» **Problem to solve**: Using the material below, copy every line where "this" appears.

Rows from a dataset of charts and code:
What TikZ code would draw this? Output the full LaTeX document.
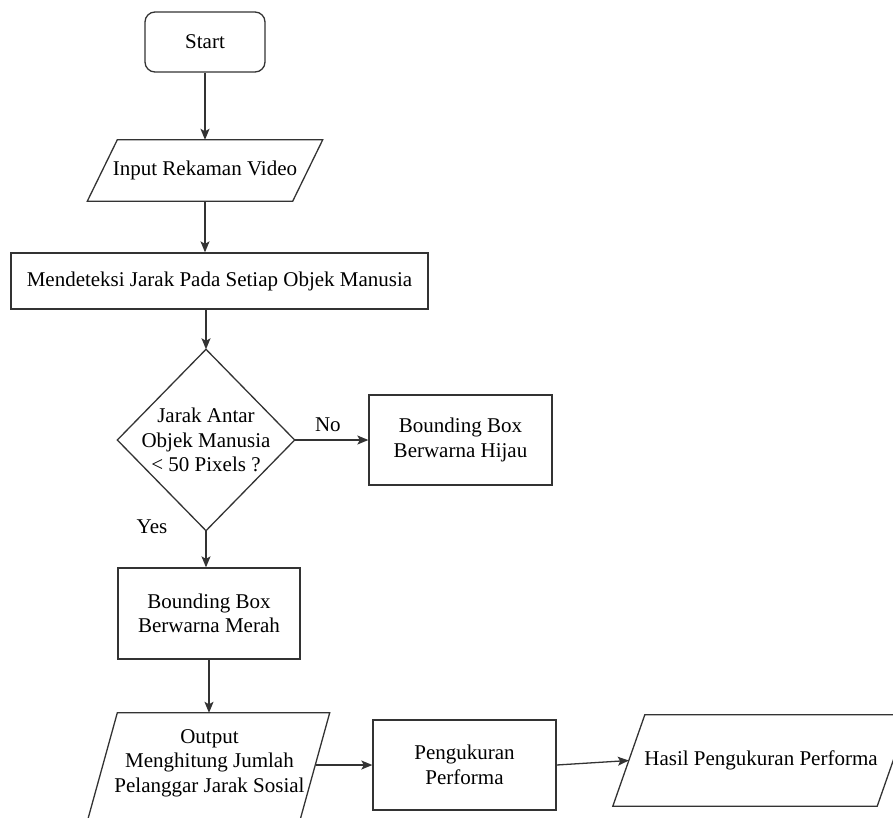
\documentclass[tikz,border=0pt]{standalone}
\usepackage{fontspec}
\setmainfont{Liberation Serif}
\newfontfamily\lserif{Liberation Serif}
\usetikzlibrary{arrows.meta,calc}
\begin{document}
\begin{tikzpicture}[x=1pt,y=-1pt,
  every node/.style={font=\lserif\fontsize{21}{24.5}\selectfont, align=center, inner sep=0pt},
  line/.style={draw=black!80, line width=1.3pt},
  box/.style={line, rectangle},
  txt/.style={rectangle},
  arr/.style={line, -{Stealth[length=11pt,width=9pt,inset=2.5pt]}},
  lbl/.style={font=\lserif\fontsize{21}{24.5}\selectfont}
]
\useasboundingbox (0,0) rectangle (893,817);
\clip (0,0) rectangle (893,817);

% nodes
\node[box, rounded corners=10pt, minimum width=120pt, minimum height=60pt] (start) at (205,42) {Start};
\node[txt, minimum width=205pt, minimum height=61pt] (in) at (205,170.5) {Input Rekaman Video};
\node[box, minimum width=417pt, minimum height=56pt] (mend) at (219.5,281) {Mendeteksi Jarak Pada Setiap Objek Manusia};
\node[txt, minimum width=177pt, minimum height=181pt] (dec) at (206,440) {Jarak Antar\\Objek Manusia\\\textless{} 50 Pixels ?};
\node[box, minimum width=183pt, minimum height=90pt] (hijau) at (460.5,440) {Bounding Box\\Berwarna Hijau};
\node[box, minimum width=182pt, minimum height=91pt] (merah) at (209,613.5) {Bounding Box\\Berwarna Merah};
\node[txt, minimum width=212pt, minimum height=100pt] (out) at (209.5,763) {Output\\Menghitung Jumlah\\Pelanggar Jarak Sosial};
\node[box, minimum width=183pt, minimum height=90pt] (peng) at (464.5,765) {Pengukuran\\Performa};
\node[txt, minimum width=264pt, minimum height=91pt] (hasil) at (761,760.5) {Hasil Pengukuran Performa};

% shapes drawn around text nodes
\draw[line] ([xshift=15pt]in.north west) -- ([xshift=15pt]in.north east)
  -- ([xshift=-15pt]in.south east) -- ([xshift=-15pt]in.south west) -- cycle;
\draw[line] (dec.north) -- (dec.east) -- (dec.south) -- (dec.west) -- cycle;
\draw[line] ([xshift=16pt]hasil.north west) -- ([xshift=16pt]hasil.north east)
  -- ([xshift=-16pt]hasil.south east) -- ([xshift=-16pt]hasil.south west) -- cycle;
\draw[line] ($(out.north west)+(14,0)$) -- ($(out.north east)+(14,0)$)
  -- ($(out.east)+(-22,80)$) -- ($(out.west)+(-22,80)$) -- cycle;

% connectors
\draw[arr] (start.south) -- (in.north);
\draw[arr] (in.south) -- (in.south |- mend.north);
\draw[arr] (dec.north |- mend.south) -- (dec.north);
\draw[arr] (dec.east) -- node[lbl, above=8pt, pos=0.45] (nolbl) {No} (hijau.west);
\draw[arr] (dec.south) -- (dec.south |- merah.north);
\node[lbl] (yeslbl) at (152,527) {Yes};
\draw[arr] (merah.south) -- (merah.south |- out.north);
\coordinate (outr) at ($(out.east)+(0,2)$);
\draw[arr] (outr) -- (outr -| peng.west);
\draw[arr] (peng.east) -- (hasil.west);
\end{tikzpicture}
\end{document}
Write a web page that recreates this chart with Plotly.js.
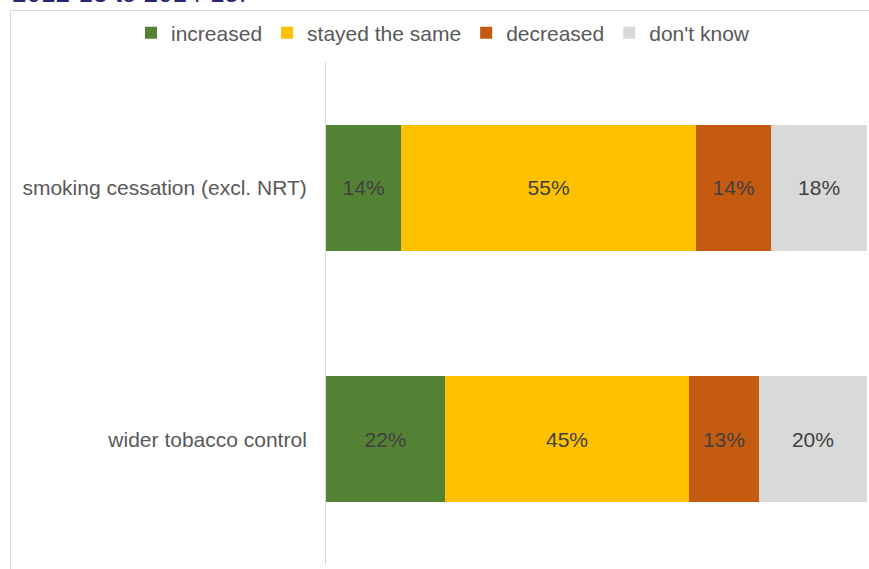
<!DOCTYPE html>
<html>
<head>
<meta charset="utf-8">
<script src="https://cdn.plot.ly/plotly-3.0.1.min.js"></script>
<style>html,body{margin:0;padding:0;background:#fff;}#chart{width:869px;height:569px;}</style>
</head>
<body>
<div id="chart"></div>
<script>
const categories = ["smoking cessation (excl. NRT)", "wider tobacco control"];
const seriesNames = ["increased", "stayed the same", "decreased", "don't know"];
const increased = [13.9, 22.0];
const stayedSame = [54.5, 45.1];
const decreased = [13.9, 12.9];
const dontKnow = [17.7, 20.0];
const colors = ["#548235", "#FFC000", "#C55A11", "#D9D9D9"];
const titleText = "2012-13 to 2014-15.";

const allValues = [increased, stayedSame, decreased, dontKnow];
const traces = allValues.map((vals, i) => ({
  type: "bar",
  orientation: "h",
  name: seriesNames[i],
  y: categories,
  x: vals,
  marker: {color: colors[i]},
  texttemplate: "%{x:.0f}%",
  textposition: "inside",
  insidetextanchor: "middle",
  textfont: {family: "Liberation Sans, Arial, sans-serif", size: 21, color: "#404040"},
  hoverinfo: "skip"
}));

const L = 326, R = 2, T = 62, B = 4, W = 869, H = 569;
const pw = W - L - R, ph = H - T - B;
const px = x => (x - L) / pw;
const py = y => 1 - (y - T) / ph;

const layout = {
  width: W, height: H,
  margin: {l: L, r: R, t: T, b: B, pad: 0, autoexpand: false},
  barmode: "stack",
  bargap: 0.5,
  paper_bgcolor: "#fff",
  plot_bgcolor: "#fff",
  font: {family: "Liberation Sans, Arial, sans-serif", size: 21, color: "#595959"},
  showlegend: true,
  legend: {
    orientation: "h",
    xref: "paper", yref: "paper",
    x: px(131), xanchor: "left",
    y: py(33), yanchor: "middle",
    font: {size: 21, color: "#595959"},
    itemwidth: 30,
    traceorder: "normal",
    itemclick: false, itemdoubleclick: false
  },
  xaxis: {range: [0, 100], visible: false, fixedrange: true},
  yaxis: {
    type: "category",
    categoryorder: "array",
    categoryarray: categories.slice().reverse(),
    showline: true, linecolor: "#D9D9D9", linewidth: 1,
    showgrid: false, zeroline: false,
    ticks: "", ticklabelstandoff: 14,
    tickfont: {size: 21, color: "#595959"},
    fixedrange: true
  },
  shapes: [
    {type: "line", xref: "paper", yref: "paper", x0: px(10.5), x1: px(10.5), y0: py(10.5), y1: py(569), line: {color: "#D9D9D9", width: 1}},
    {type: "line", xref: "paper", yref: "paper", x0: px(10.5), x1: px(869), y0: py(10.5), y1: py(10.5), line: {color: "#D9D9D9", width: 1}}
  ],
  annotations: [
    {text: titleText, xref: "paper", yref: "paper", x: px(10), xanchor: "left", y: py(10), yanchor: "bottom", showarrow: false,
     font: {family: "Liberation Sans, Arial, sans-serif", size: 26, color: "#262673"}}
  ]
};

Plotly.newPlot("chart", traces, layout, {displayModeBar: false, staticPlot: true});
</script>
</body>
</html>
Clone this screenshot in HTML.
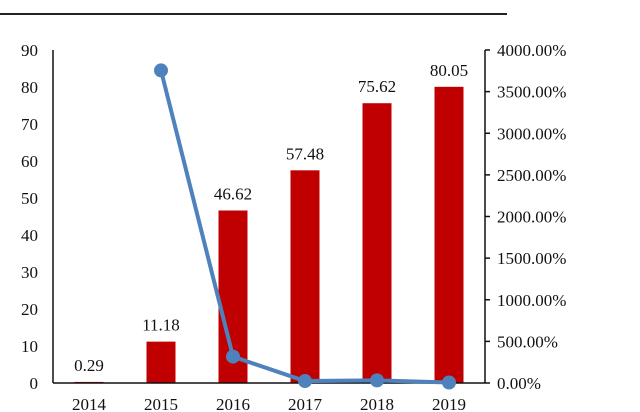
<!DOCTYPE html>
<html><head><meta charset="utf-8"><style>
body{margin:0;background:#fff;}
svg{display:block;font-family:"Liberation Serif",serif;}
</style></head><body>
<svg id="c" width="640" height="412">
<line x1="0" y1="14" x2="507" y2="14" stroke="#222" stroke-width="2"/>
</svg>
<script>
const categories=["2014","2015","2016","2017","2018","2019"];
const barValues=[0.29,11.18,46.62,57.48,75.62,80.05];
const growthValues=[null,3755,317,23.3,31.6,5.86];
const leftTicks=[0,10,20,30,40,50,60,70,80,90];
const rightTicks=[0,500,1000,1500,2000,2500,3000,3500,4000];
const svg=document.getElementById('c');const NS='http://www.w3.org/2000/svg';
const x0=53,x1=485,yB=383,yT=50;
const band=(x1-x0)/categories.length;
const xc=i=>x0+band*(i+0.5);
const yL=v=>yB-(v/90)*(yB-yT);
const yR=v=>yB-(v/4000)*(yB-yT);
function mk(t,a,txt){const e=document.createElementNS(NS,t);for(const k in a)e.setAttribute(k,a[k]);if(txt!=null)e.textContent=txt;svg.appendChild(e);return e;}
barValues.forEach((v,i)=>{
 const r=mk('rect',{x:xc(i)-14.5,y:yL(v),width:29,height:yB-yL(v),fill:'#c00000'});
 
 
 const t=mk('text',{x:xc(i),y:yL(v)-11,'text-anchor':'middle','font-size':17,fill:'#111'},v.toFixed(2));
 
 
 const c=mk('text',{x:xc(i),y:yB+27,'text-anchor':'middle','font-size':17,fill:'#111'},categories[i]);
 
 
});
let ax=mk('line',{x1:x0,y1:yT,x2:x0,y2:yB,stroke:'#111','stroke-width':1.5});

ax=mk('line',{x1:x0,y1:yB,x2:x1,y2:yB,stroke:'#111','stroke-width':1.5});

ax=mk('line',{x1:x1,y1:yT,x2:x1,y2:yB,stroke:'#111','stroke-width':1.5});

leftTicks.forEach(v=>{const t=mk('text',{x:38,y:yL(v)+6,'text-anchor':'end','font-size':17,fill:'#111'},v);
 });
rightTicks.forEach(v=>{mk('line',{x1:x1,y1:yR(v),x2:x1+5,y2:yR(v),stroke:'#111','stroke-width':1.5});
 const t=mk('text',{x:497,y:yR(v)+6,'font-size':17,fill:'#111'},v.toFixed(2)+'%');
 });
const pts=[];growthValues.forEach((v,i)=>{if(v!=null)pts.push([xc(i),yR(v)]);});
const pl=mk('polyline',{points:pts.map(p=>p.join(',')).join(' '),fill:'none',stroke:'#4f81bd','stroke-width':4});

pts.forEach((p,i)=>{const c=mk('circle',{cx:p[0],cy:p[1],r:7,fill:'#4f81bd'});
 });
</script>
</body></html>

» **Problem solution**:
What TikZ code would draw this? Output the full LaTeX document.
Write a web page that recreates this chart with Plotly.js.
Clone this screenshot in HTML.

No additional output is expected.